In order to keep the USD weak, the Fed will attempt misdirection in order to keep the markets focused on Fed fund rates while they step away from supporting rates. We remain buyer of USDJPY given the pair’s high sensitive to US-JP interest rate differentials. The flattening of the yields curve indicated that markets are convinced of today’s hike (pushing short end higher) but uncertainty of futures hike (keeping long end low). Should our view prove correct, watch for US 10s yields to steadily climb well above 2.21% current levels towards 2.30% and USDJPY to 112.00. Elsewhere, US CPI and retail sales will be released likely adding general confusion heading into the FOMC.
RUB had a wild ride
It has been a wild ride for the Russian ruble over the last 18 months. USD/RUB fell as much as 35% between January 2016 and April 2017 before stabilising at between 56 and 58 ruble per US dollar. The sharp appreciation was mostly driven by the recovery in crude oil prices, easing political tensions on the geopolitical level and a tight monetary policy.
Over the same period, crude oil prices recovered from the massive debasement of 2014-2015 as a barrel of Brent rose from $27.10 to above $50, giving the ruble a boost. Indeed, the Russian currency has always been heavily correlated to crude oil prices as Russia stands amongst the main producers of black gold. However, this strong relation has weakened recently: crude oil price came under renewed downside pressures following supply glut fears and concerns over the sustainability of the OPEC output deal while the ruble held steady.

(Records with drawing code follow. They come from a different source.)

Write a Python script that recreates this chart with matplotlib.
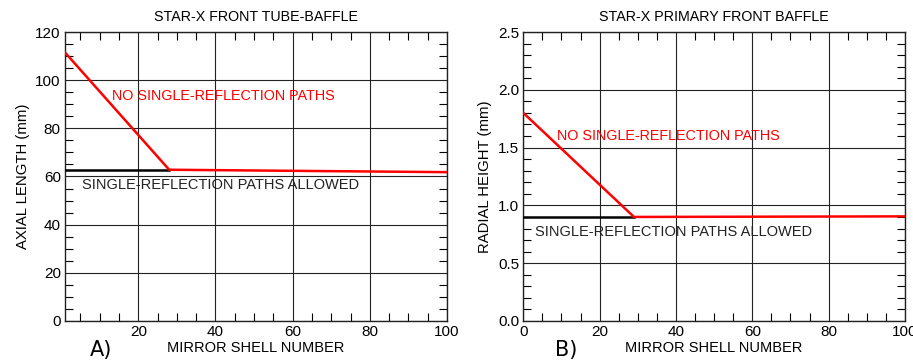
import numpy as np
import matplotlib.pyplot as plt
from matplotlib.ticker import MultipleLocator

plt.rcParams['font.family'] = ['Liberation Sans', 'DejaVu Sans']

# DATA

# panel A: front tube-baffle axial length
shell_a = [1, 28, 100]
red_a = [111.5, 62.8, 61.8]
black_shell_a = [1, 28]
black_a = [62.8, 62.8]

# panel B: primary front baffle radial height
shell_b = [0, 29, 100]
red_b = [1.80, 0.90, 0.905]
black_shell_b = [0, 29]
black_b = [0.90, 0.90]

titles = ['STAR-X FRONT TUBE-BAFFLE', 'STAR-X PRIMARY FRONT BAFFLE']
ylabels = ['AXIAL LENGTH (mm)', 'RADIAL HEIGHT (mm)']
panel_tags = ['A)', 'B)']

# FIGURE

fig = plt.figure(figsize=(9.13, 3.62), dpi=100)
axA = fig.add_axes([0.0712, 0.1133, 0.4184, 0.7983])
axB = fig.add_axes([0.5732, 0.1133, 0.4180, 0.7983])


def style(ax, xmin, ymax, ymaj, ymin):
    ax.set_xlim(xmin, 100)
    ax.set_ylim(0, ymax)
    ax.xaxis.set_major_locator(MultipleLocator(20))
    ax.xaxis.set_minor_locator(MultipleLocator(5))
    ax.yaxis.set_major_locator(MultipleLocator(ymaj))
    ax.yaxis.set_minor_locator(MultipleLocator(ymin))
    ax.tick_params(which='both', direction='in', top=True, right=True,
                   labelsize=11, pad=3)
    ax.tick_params(which='major', length=0)
    ax.tick_params(which='minor', length=6, width=0.8)
    ax.grid(True, which='major', color='#222222', lw=0.8)
    for s in ax.spines.values():
        s.set_linewidth(1.0)
        s.set_color('#222222')
    ax.set_xlabel('MIRROR SHELL NUMBER', fontsize=10.5, labelpad=1)


# panel A
style(axA, 1, 120, 20, 5)
axA.set_xticks([20, 40, 60, 80, 100])
axA.plot(black_shell_a, black_a, color='black', lw=1.8, zorder=3)
axA.plot(shell_a, red_a, color='red', lw=1.8, zorder=4)
axA.text(13.3, 93.6, 'NO SINGLE-REFLECTION PATHS', color='red',
         fontsize=10.4, va='center')
axA.text(5.4, 56.5, 'SINGLE-REFLECTION PATHS ALLOWED', color='#222222',
         fontsize=10.5, va='center')

# panel B
style(axB, 0, 2.5, 0.5, 0.1)
axB.yaxis.set_major_formatter(plt.FormatStrFormatter('%.1f'))
axB.plot(black_shell_b, black_b, color='black', lw=1.8, zorder=3)
axB.plot(shell_b, red_b, color='red', lw=1.8, zorder=4)
axB.text(8.7, 1.60, 'NO SINGLE-REFLECTION PATHS', color='red',
         fontsize=10.4, va='center')
axB.text(3.1, 0.77, 'SINGLE-REFLECTION PATHS ALLOWED', color='#222222',
         fontsize=10.5, va='center')

for ax, t, yl in zip([axA, axB], titles, ylabels):
    ax.set_title(t, fontsize=10.3, pad=8)
    ax.set_ylabel(yl, fontsize=10.7, labelpad=4)

fig.text(90 / 913, 1 - 350 / 362, panel_tags[0], fontsize=15,
         family='DejaVu Sans', va='center')
fig.text(555 / 913, 1 - 350 / 362, panel_tags[1], fontsize=15,
         family='DejaVu Sans', va='center')

fig.savefig('out.png', dpi=100)
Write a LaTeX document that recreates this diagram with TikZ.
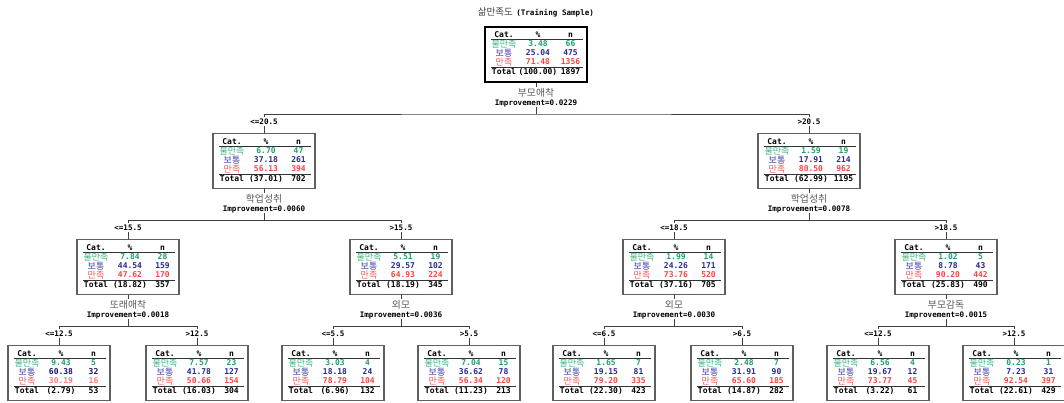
\documentclass[tikz,border=0pt]{standalone}
\usepackage{fontspec}
\newfontfamily\kr{Noto Sans CJK KR}
\newfontfamily\mono{DejaVu Sans Mono}
\definecolor{grnlbl}{RGB}{60,180,125}
\definecolor{grnval}{RGB}{30,160,105}
\definecolor{blulbl}{RGB}{60,60,175}
\definecolor{bluval}{RGB}{40,40,145}
\definecolor{bludark}{RGB}{20,20,110}
\definecolor{redlbl}{RGB}{255,85,85}
\definecolor{redval}{RGB}{255,65,65}
\definecolor{redlight}{RGB}{255,120,120}
\definecolor{boxline}{RGB}{95,95,95}

\tikzset{
  treebox/.style={draw=boxline, line width=1.2pt, minimum width=102pt,
    minimum height=55pt, inner sep=0pt, anchor=north},
  mtext/.style={font=\mono\bfseries\fontsize{7.6}{8}\selectfont, inner sep=0pt,
    text height=5.5pt, text depth=0pt},
  ttext/.style={mtext, font=\mono\bfseries\fontsize{8}{8}\selectfont},
  ktext/.style={font=\kr\fontsize{9}{9}\selectfont, inner sep=0pt,
    text height=7.1pt, text depth=0.6pt},
  v1/.style={text=grnval}, v2/.style={text=bluval}, v3/.style={text=redval},
  hrule/.style={draw=black!80, line width=0.9pt},
  conn/.style={draw=black!75, line width=0.8pt},
  varname/.style={font=\kr\fontsize{9.8}{10}\selectfont, text=black!65,
    fill=white, inner xsep=2pt, inner ysep=1pt},
  impr/.style={mtext, fill=white, inner xsep=2pt, inner ysep=1.5pt},
  cutlbl/.style={mtext, fill=white, inner xsep=2pt, inner ysep=2pt},
}

% frequency table node: name, position, p1/n1/p2/n2/p3/n3, total %, total n, options
\newcommand{\catbox}[6]{%
  \begin{scope}[#6]
  \node[treebox] (#1) at (#2) {};
  \begin{scope}[shift={(#1.north)}]
    \node[ttext] (#1-hc) at (-32,9) {Cat.};
    \node[ttext] (#1-hp) at (2,9) {\%};
    \node[ttext] (#1-hn) at (34.5,9) {n};
    \draw[hrule] (-45,13.5) -- (47,13.5);
    \node[ktext,text=grnlbl] (#1-c1) at (-32,18) {불만족};
    \node[ktext,text=blulbl] (#1-c2) at (-32,27) {보통};
    \node[ktext,text=redlbl] (#1-c3) at (-32,36) {만족};
    \catrows{#1}#3\relax
    \draw[hrule] (-45,41) -- (47,41);
    \node[ttext] (#1-tc) at (-32,45.5) {Total};
    \node[ttext] (#1-tp) at (2,45.5) {(#4)};
    \node[ttext] (#1-tn) at (34.5,45.5) {#5};
  \end{scope}
  \end{scope}}
\def\catrows#1#2/#3/#4/#5/#6/#7\relax{%
  \node[ttext,v1] (#1-p1) at (2,18) {#2};
  \node[ttext,v1] (#1-n1) at (34.5,18) {#3};
  \node[ttext,v2] (#1-p2) at (2,27) {#4};
  \node[ttext,v2] (#1-n2) at (34.5,27) {#5};
  \node[ttext,v3] (#1-p3) at (2,36) {#6};
  \node[ttext,v3] (#1-n3) at (34.5,36) {#7};}

% split: parent, left child, right child, variable, improvement, left cut, right cut
\newcommand{\treesplit}[7]{%
  \coordinate (#1-j) at ([yshift=-31pt]#1.south);
  \draw[conn] (#1.south) -- (#1-j);
  \draw[conn] (#2.north) |- (#1-j) -| (#3.north);
  \node[varname] (#1-var) at ([yshift=-9.5pt]#1.south) {#4};
  \node[impr] (#1-imp) at ([yshift=-19.5pt]#1.south) {Improvement=#5};
  \node[cutlbl] (#2-lbl) at ([yshift=11.5pt]#2.north) {#6};
  \node[cutlbl] (#3-lbl) at ([yshift=11.5pt]#3.north) {#7};}

\begin{document}
\begin{tikzpicture}[x=1pt,y=-1pt]
\useasboundingbox (0,0) rectangle (1064,403);

\node[inner sep=0pt] (title) at (536,12)
  {{\kr\fontsize{9.5}{10}\selectfont\color{black!75}삶만족도} {\mono\bfseries\fontsize{7.6}{8}\selectfont(Training Sample)}};

\catbox{root}{536,26}{3.48/66/25.04/475/71.48/1356}{100.00}{1897}
  {treebox/.append style={draw=black,line width=2pt}}

\catbox{a}{264,133}{6.70/47/37.18/261/56.13/394}{37.01}{702}{}
\catbox{b}{809,133}{1.59/19/17.91/214/80.50/962}{62.99}{1195}{}

\catbox{aa}{128,239}{7.84/28/44.54/159/47.62/170}{18.82}{357}{}
\catbox{ab}{401,239}{5.51/19/29.57/102/64.93/224}{18.19}{345}{}
\catbox{ba}{674,239}{1.99/14/24.26/171/73.76/520}{37.16}{705}{}
\catbox{bb}{946,239}{1.02/5/8.78/43/90.20/442}{25.83}{490}{}

\catbox{aaa}{59,345}{9.43/5/60.38/32/30.19/16}{2.79}{53}
  {v2/.style={text=bludark}, v3/.style={text=redlight}}
\catbox{aab}{197,345}{7.57/23/41.78/127/50.66/154}{16.03}{304}{}
\catbox{aba}{333,345}{3.03/4/18.18/24/78.79/104}{6.96}{132}{}
\catbox{abb}{469,345}{7.04/15/36.62/78/56.34/120}{11.23}{213}{}
\catbox{baa}{604,345}{1.65/7/19.15/81/79.20/335}{22.30}{423}{}
\catbox{bab}{742,345}{2.48/7/31.91/90/65.60/185}{14.87}{282}{}
\catbox{bba}{878,345}{6.56/4/19.67/12/73.77/45}{3.22}{61}{}
\catbox{bbb}{1014,345}{0.23/1/7.23/31/92.54/397}{22.61}{429}{}

\treesplit{root}{a}{b}{부모애착}{0.0229}{<=20.5}{>20.5}
\treesplit{a}{aa}{ab}{학업성취}{0.0060}{<=15.5}{>15.5}
\treesplit{b}{ba}{bb}{학업성취}{0.0078}{<=18.5}{>18.5}
\treesplit{aa}{aaa}{aab}{또래애착}{0.0018}{<=12.5}{>12.5}
\treesplit{ab}{aba}{abb}{외모}{0.0036}{<=5.5}{>5.5}
\treesplit{ba}{baa}{bab}{외모}{0.0030}{<=6.5}{>6.5}
\treesplit{bb}{bba}{bbb}{부모감독}{0.0015}{<=12.5}{>12.5}
\end{tikzpicture}
\end{document}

One of the reasons that could explain this deviation from this long-term relationship is the tight monetary policy adopted by the central bank. Elvira Nabiullina, the CBR’s president, held a restrictive monetary policy to bring inflation levels under control. Yet both the core and headline measures, currently standing at 3.8% y/y and 4.10% y/y respectively, are close to the institution’s target of 4%. Therefore, the CBR will accelerate the rate cut pace that will give a breath of fresh air to the economy but also allow the ruble to depreciate. Indeed, carry traders will lose interest in the ruble and continue to search for higher yields somewhere else.
All in all, we think that both the re-correlation with crude oil and a looser monetary policy will translate into a weaker ruble. We target the 60 resistance level in USD/RUB in the medium-term.